1081. Multitask Ensembling: A Novel Strategy for Combining Neural Networks for Concurrent Radiographic Diagnosis
Authors * Denotes Presenting Author
  1. Samira Masoudi; University of California San Diego
  2. Melina Hosseiny *; University of California San Diego
  3. Brian Hurt; University of California San Diego
  4. Justin Huynh; University of California San Diego
  5. Kent Hall; University of California San Diego
  6. Andrew Yen; University of California San Diego
  7. Albert Hsiao; University of California San Diego
Pneumonia and pulmonary edema can share similar radiographic features, making it difficult to discriminate between these entities, which have widely different strategies for clinical management. Convolutional neural networks (CNNs) have been separately proposed for localizing pneumonia and grading severity of pulmonary edema, but it is unclear how these may be optimally combined. Herein, we explore the potential of a new ensemble strategy to combine CNNs, with the hope that the combination may exceed the performance of its parts.

Materials and Methods:
We built upon two previously developed CNNs: i) U-Net for heatmap localization of pneumonia and ii) ResNet-152 for inferring NT-proBNP (N-terminal-pro-hormone B natriuretic peptide) from frontal chest radiographs. We devised a new ensemble CNN architecture and trained it with approximately 50k radiographs from 25k patients from public and private sources, that were used to train its component networks. The ensemble and component CNNs were then evaluated using an independent set of 244 radiographs retrospectively obtained from our clinical practice that had serum NT-proBNP measurements within 24 hours. Ground truth for pneumonia included segmentation of its location and confidence (0-100%) in diagnosis, provided by two board-certified radiologists. Ground truth for presence of pulmonary edema was based on an NT-proBNP threshold of 500. Statistical comparisons included intraclass correlation (ICC), Pearson correlation, paired t-test for performance comparisons, and area under the receiver operating characteristic curve (AUROC).

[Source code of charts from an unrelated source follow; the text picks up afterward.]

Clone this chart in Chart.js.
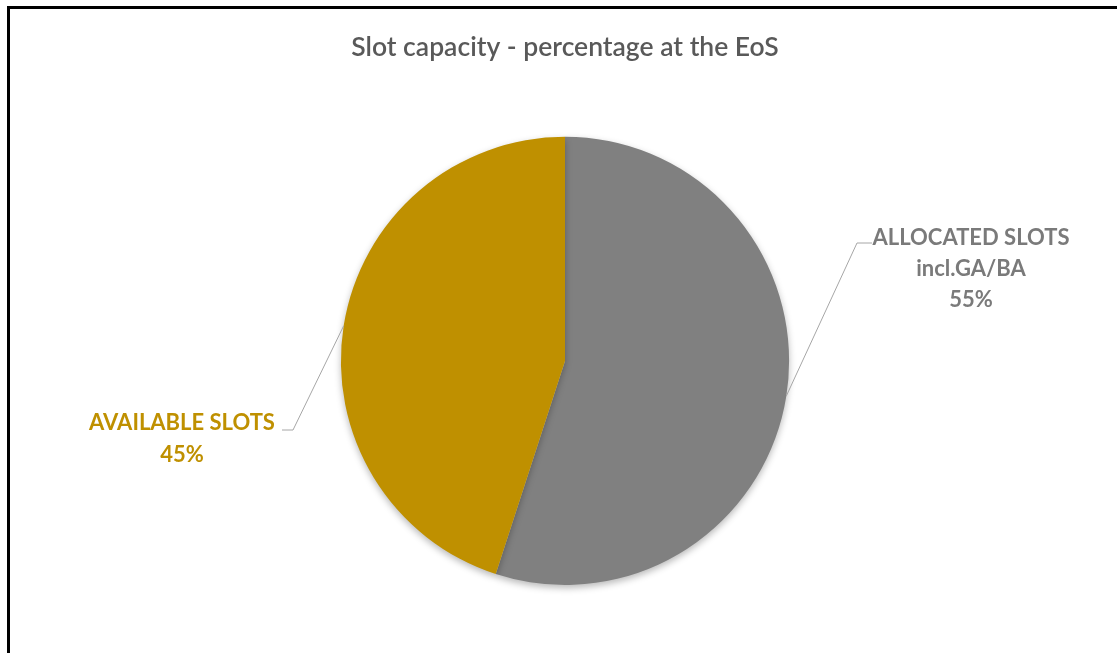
<!DOCTYPE html>
<html>
<head>
<meta charset="utf-8">
<script src="https://cdn.jsdelivr.net/npm/chart.js@4"></script>
<style>
  body { margin: 0; background: #fff; }
  #wrap { position: relative; width: 1117px; height: 653px; }
  #frame { position: absolute; left: 7px; top: 6px; right: -10px; bottom: -10px;
           border-top: 3px solid #000; border-left: 3px solid #000; pointer-events: none; }
</style>
</head>
<body>
<div id="wrap">
  <canvas id="pieChart" width="1117" height="653"></canvas>
  <div id="frame"></div>
</div>
<script>
// данные диаграммы
var categories = ['ALLOCATED SLOTS incl.GA/BA', 'AVAILABLE SLOTS'];
var labelLines = [['ALLOCATED SLOTS', 'incl.GA/BA'], ['AVAILABLE SLOTS']];
var shares = [55, 45];
var colors = ['#808080', '#BF9000'];
var labelColors = ['#7a7a7a', '#BF9000'];

// подписи с выносками
var calloutPlugin = {
  id: 'callouts',
  beforeDatasetsDraw: function(chart) {
    var ctx = chart.ctx;
    ctx.save();
    ctx.shadowColor = 'rgba(0,0,0,0.28)';
    ctx.shadowBlur = 7;
    ctx.shadowOffsetY = 3;
  },
  afterDatasetsDraw: function(chart) {
    chart.ctx.restore();
  },
  afterDraw: function(chart, args, opts) {
    var ctx = chart.ctx;
    var meta = chart.getDatasetMeta(0);
    meta.data.forEach(function(arc, i) {
      var p = arc.getProps(['x', 'y', 'startAngle', 'endAngle', 'outerRadius']);
      var mid = (p.startAngle + p.endAngle) / 2;
      var sx = p.x + Math.cos(mid) * p.outerRadius;
      var sy = p.y + Math.sin(mid) * p.outerRadius;
      var pos = opts.positions[i];
      ctx.save();
      ctx.strokeStyle = '#a6a6a6';
      ctx.lineWidth = 1;
      ctx.beginPath();
      ctx.moveTo(sx, sy);
      ctx.lineTo(pos.elbowX, pos.elbowY);
      ctx.lineTo(pos.endX, pos.elbowY);
      ctx.stroke();

      ctx.fillStyle = labelColors[i];
      ctx.font = 'bold 22px Lato';
      ctx.textAlign = 'center';
      ctx.textBaseline = 'middle';
      var lines = labelLines[i].concat([shares[i] + '%']);
      lines.forEach(function(t, k) {
        ctx.fillText(t, pos.textX, pos.textY + k * pos.lineH);
      });
      ctx.restore();
    });
  }
};

var ctx1 = document.getElementById('pieChart').getContext('2d');
var pieChart = new Chart(ctx1, {
  type: 'pie',
  data: {
    labels: categories,
    datasets: [{
      data: shares,
      backgroundColor: colors,
      borderWidth: 0,
      hoverOffset: 0
    }]
  },
  options: {
    responsive: false,
    animation: false,
    layout: { padding: { top: 0, left: 13, right: 0, bottom: 68 } },
    plugins: {
      legend: { display: false },
      tooltip: { enabled: false },
      title: {
        display: true,
        text: 'Slot capacity - percentage at the EoS',
        color: '#595959',
        font: { family: 'Lato', size: 26.5, weight: '600' },
        padding: { top: 32, bottom: 73 }
      },
      callouts: {
        positions: [
          { elbowX: 857, elbowY: 243, endX: 872, textX: 971, textY: 238, lineH: 31 },
          { elbowX: 293, elbowY: 430, endX: 282, textX: 182, textY: 423, lineH: 32 }
        ]
      }
    }
  },
  plugins: [calloutPlugin]
});
</script>
</body>
</html>
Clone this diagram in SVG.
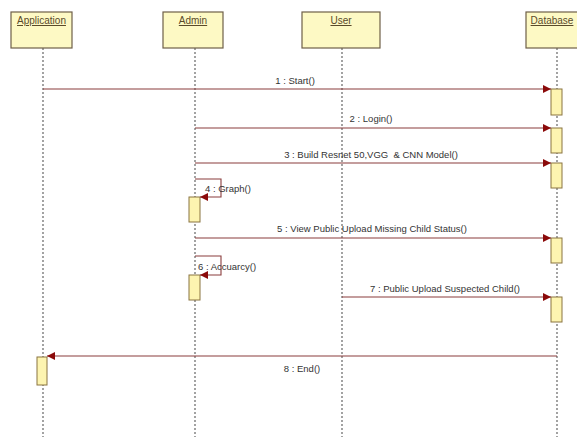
<svg xmlns="http://www.w3.org/2000/svg" width="577" height="437" viewBox="0 0 577 437">
<style>
.box{fill:#fdf9c4;stroke:#6e5f48;stroke-width:1.2}
.hd{font-family:"Liberation Sans",Arial,sans-serif;font-size:10px;fill:#5a4a2a;text-anchor:middle;text-decoration:underline}
.life{stroke:#666;stroke-width:1.2;stroke-dasharray:2,2;fill:none}
.act{fill:#fdf4b0;stroke:#8a7440;stroke-width:1}
.msg{stroke:#8a3c3c;stroke-width:1.1;fill:none}
.lbl{font-family:"Liberation Sans",Arial,sans-serif;font-size:9.5px;fill:#333;text-anchor:middle}
.lbs{font-family:"Liberation Sans",Arial,sans-serif;font-size:9.5px;fill:#333}
</style>
<defs>
<marker id="ah" viewBox="0 0 10 10" refX="10" refY="5" markerWidth="9" markerHeight="8" markerUnits="userSpaceOnUse" orient="auto">
<path d="M0,0 L10,5 L0,10 Z" fill="#8b0a0a"/>
</marker>
</defs>
<rect width="577" height="437" fill="#ffffff"/>
<g id="application">
<line class="life" x1="43" y1="48" x2="43" y2="437"/>
<rect class="box" x="11" y="12" width="61" height="36"/>
<text class="hd" x="41.5" y="24">Application</text>
<rect class="act" x="37" y="357" width="10" height="28"/>
</g>
<g id="admin">
<line class="life" x1="195" y1="48" x2="195" y2="437"/>
<rect class="box" x="163" y="12" width="60" height="36"/>
<text class="hd" x="193" y="24">Admin</text>
<rect class="act" x="189" y="197" width="11" height="25"/>
<rect class="act" x="189" y="275" width="11" height="25"/>
</g>
<g id="user">
<line class="life" x1="342" y1="48" x2="342" y2="437"/>
<rect class="box" x="302" y="12" width="78" height="36"/>
<text class="hd" x="341" y="24">User</text>
</g>
<g id="database">
<line class="life" x1="557" y1="48" x2="557" y2="437"/>
<rect class="box" x="526" y="12" width="62" height="36"/>
<text class="hd" x="552" y="24">Database</text>
<rect class="act" x="551" y="89" width="11" height="26"/>
<rect class="act" x="551" y="128" width="11" height="25"/>
<rect class="act" x="551" y="163" width="11" height="25"/>
<rect class="act" x="551" y="238" width="11" height="25"/>
<rect class="act" x="551" y="297" width="11" height="25"/>
</g>
<g id="connectors">
<line class="msg" x1="43" y1="89" x2="551" y2="89" marker-end="url(#ah)"/>
<text class="lbl" x="295" y="84">1 : Start()</text>
<line class="msg" x1="195" y1="128" x2="551" y2="128" marker-end="url(#ah)"/>
<text class="lbl" x="371" y="122">2 : Login()</text>
<line class="msg" x1="195" y1="163" x2="551" y2="163" marker-end="url(#ah)"/>
<text class="lbl" x="371" y="158">3 : Build Resnet 50,VGG &#160;&amp; CNN Model()</text>
<polyline class="msg" points="195,179 221,179 221,197 200,197" marker-end="url(#ah)"/>
<text class="lbs" x="205" y="192">4 : Graph()</text>
<line class="msg" x1="195" y1="238" x2="551" y2="238" marker-end="url(#ah)"/>
<text class="lbl" x="372" y="232">5 : View Public Upload Missing Child Status()</text>
<polyline class="msg" points="195,256 221,256 221,275 200,275" marker-end="url(#ah)"/>
<text class="lbs" x="198" y="270">6 : Accuarcy()</text>
<line class="msg" x1="342" y1="297" x2="551" y2="297" marker-end="url(#ah)"/>
<text class="lbl" x="445" y="292">7 : Public Upload Suspected Child()</text>
<line class="msg" x1="557" y1="356" x2="47" y2="356" marker-end="url(#ah)"/>
<text class="lbl" x="302" y="372">8 : End()</text>
</g>
</svg>
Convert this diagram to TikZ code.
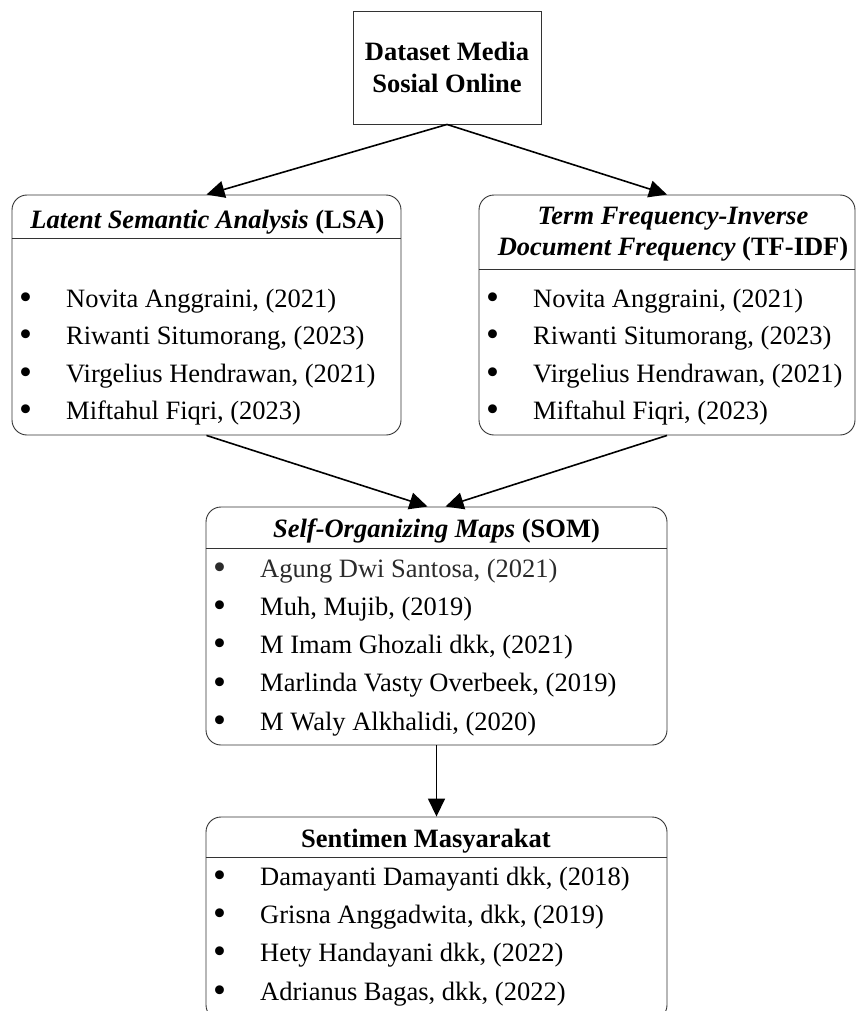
\documentclass[tikz,border=0pt]{standalone}
\usepackage{fontspec}
\setmainfont{Liberation Serif}
\usetikzlibrary{arrows.meta}
\definecolor{rim}{gray}{0.2}
\definecolor{faded}{gray}{0.17}
\tikzset{
  card/.style={draw=rim, line width=0.9pt, rounded corners=15pt, inner sep=0pt},
  plainbox/.style={draw=rim, line width=0.9pt, align=center, inner sep=0pt,
    font=\fontsize{26.5}{32}\selectfont\bfseries},
  head/.style={anchor=base, inner sep=0pt, align=center},
  item/.style={anchor=base west, inner sep=0pt,
    execute at begin node={\makebox[45.5pt][l]{\hspace{-1.5pt}\raisebox{-2.3pt}{\fontsize{37}{37}\selectfont\textbullet}}}},
  rule/.style={draw=rim, line width=0.9pt},
  flow/.style={line width=1.6pt, -{Triangle[length=18pt,width=17pt]}},
}

\begin{document}
\begin{tikzpicture}[x=1pt, y=-1pt, font=\fontsize{26.5}{31}\selectfont]
	\useasboundingbox (0,0) rectangle (856,1011);
	%
	\node[plainbox, minimum width=188pt, minimum height=113pt] (data) at (447,67.5) {Dataset Media\\Sosial Online};
	\node[card, minimum width=389pt, minimum height=240pt] (lsa) at (206.5,315) {};
	\node[card, minimum width=376pt, minimum height=240pt] (tfidf) at (667,315) {};
	\node[card, minimum width=461pt, minimum height=238pt] (som) at (436.5,626) {};
	\node[card, minimum width=461pt, minimum height=203pt] (sentimen) at (436.5,918.5) {};
	%
	\draw[rule] ([yshift=-44pt]lsa.north west) -- ([yshift=-44pt]lsa.north east);
	\draw[rule] ([yshift=-75pt]tfidf.north west) -- ([yshift=-75pt]tfidf.north east);
	\draw[rule] ([yshift=-42pt]som.north west) -- ([yshift=-42pt]som.north east);
	\draw[rule] ([yshift=-41pt]sentimen.north west) -- ([yshift=-41pt]sentimen.north east);
	%
	\node[head] (lsahead) at (207.5,228) {\textbf{\textit{Latent Semantic Analysis}} \textbf{(LSA)}};
	\node[head, anchor=center] (tfidfhead) at (673,234.3) {\textbf{\textit{Term Frequency-Inverse}}\\\textbf{\textit{Document Frequency}} \textbf{(TF-IDF)}};
	\node[head] (somhead) at (436.5,537) {\textbf{\textit{Self-Organizing Maps}} \textbf{(SOM)}};
	\node[head] (sentimenhead) at (426,847) {\textbf{Sentimen Masyarakat}};
	%
	\node[item] (lsa1) at (20.5,307) {Novita Anggraini, (2021)};
	\node[item] (lsa2) at (20.5,344.5) {Riwanti Situmorang, (2023)};
	\node[item] (lsa3) at (20.5,382) {Virgelius Hendrawan, (2021)};
	\node[item] (lsa4) at (20.5,419.5) {Miftahul Fiqri, (2023)};
	%
	\node[item] (tfidf1) at (487.5,307) {Novita Anggraini, (2021)};
	\node[item] (tfidf2) at (487.5,344.5) {Riwanti Situmorang, (2023)};
	\node[item] (tfidf3) at (487.5,382) {Virgelius Hendrawan, (2021)};
	\node[item] (tfidf4) at (487.5,419.5) {Miftahul Fiqri, (2023)};
	%
	\node[item, text=faded] (som1) at (214.5,577) {Agung Dwi Santosa, (2021)};
	\node[item] (som2) at (214.5,615.25) {Muh, Mujib, (2019)};
	\node[item] (som3) at (214.5,653.5) {M Imam Ghozali dkk, (2021)};
	\node[item] (som4) at (214.5,691.75) {Marlinda Vasty Overbeek, (2019)};
	\node[item] (som5) at (214.5,730) {M Waly Alkhalidi, (2020)};
	%
	\node[item] (sentimen1) at (214.5,885) {Damayanti Damayanti dkk, (2018)};
	\node[item] (sentimen2) at (214.5,923.3) {Grisna Anggadwita, dkk, (2019)};
	\node[item] (sentimen3) at (214.5,961.6) {Hety Handayani dkk, (2022)};
	\node[item] (sentimen4) at (214.5,1000) {Adrianus Bagas, dkk, (2022)};
	%
	\draw[flow] (data.south) -- (lsa.north);
	\draw[flow] (data.south) -- (tfidf.north);
	\draw[flow] (lsa.south) -- ([xshift=-9pt]som.north);
	\draw[flow] (tfidf.south) -- ([xshift=9pt]som.north);
	\draw[flow] (som.south) -- (sentimen.north);
\end{tikzpicture}
\end{document}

ICC for confidence in pneumonia improved to 0.62 from 0.39 (p < 0.001) with the ensemble CNN over the single-task pneumonia CNN, when compared against the average radiologist ground truth. The ensemble CNN had significantly lower MSE (27e-6 vs. 49e-6, p < 0.001) and higher PSNR (91dB vs. 86dB, p < 0.001), showing greater resemblance to radiologist annotations. AUROC of the ensemble CNN for detection of pneumonia was slightly improved over the single-task CNN (80.13% vs. 78.60%). Pearson correlation for inference of NT-proBNP from frontal chest radiograph also improved to 0.43 with the ensemble CNN from 0.39. AUROC of ensemble CNN for detection of pulmonary edema was similar to the single-task CNN (83.48% vs. 84.12%).

The multiask ensemble CNN more accurately localized pneumonia and predicted serum NT-proBNP on chest radiography than its component single-task CNNs. The ensemble CNN improved its estimate of diagnostic confidence for pneumonia that mirrored radiologist confidence more closely, when trained with pulmonary edema as a confounding entity. Further investigations will be necessary to determine the impact of these algorithms on the interpretive performance of individual readers in clinical practice.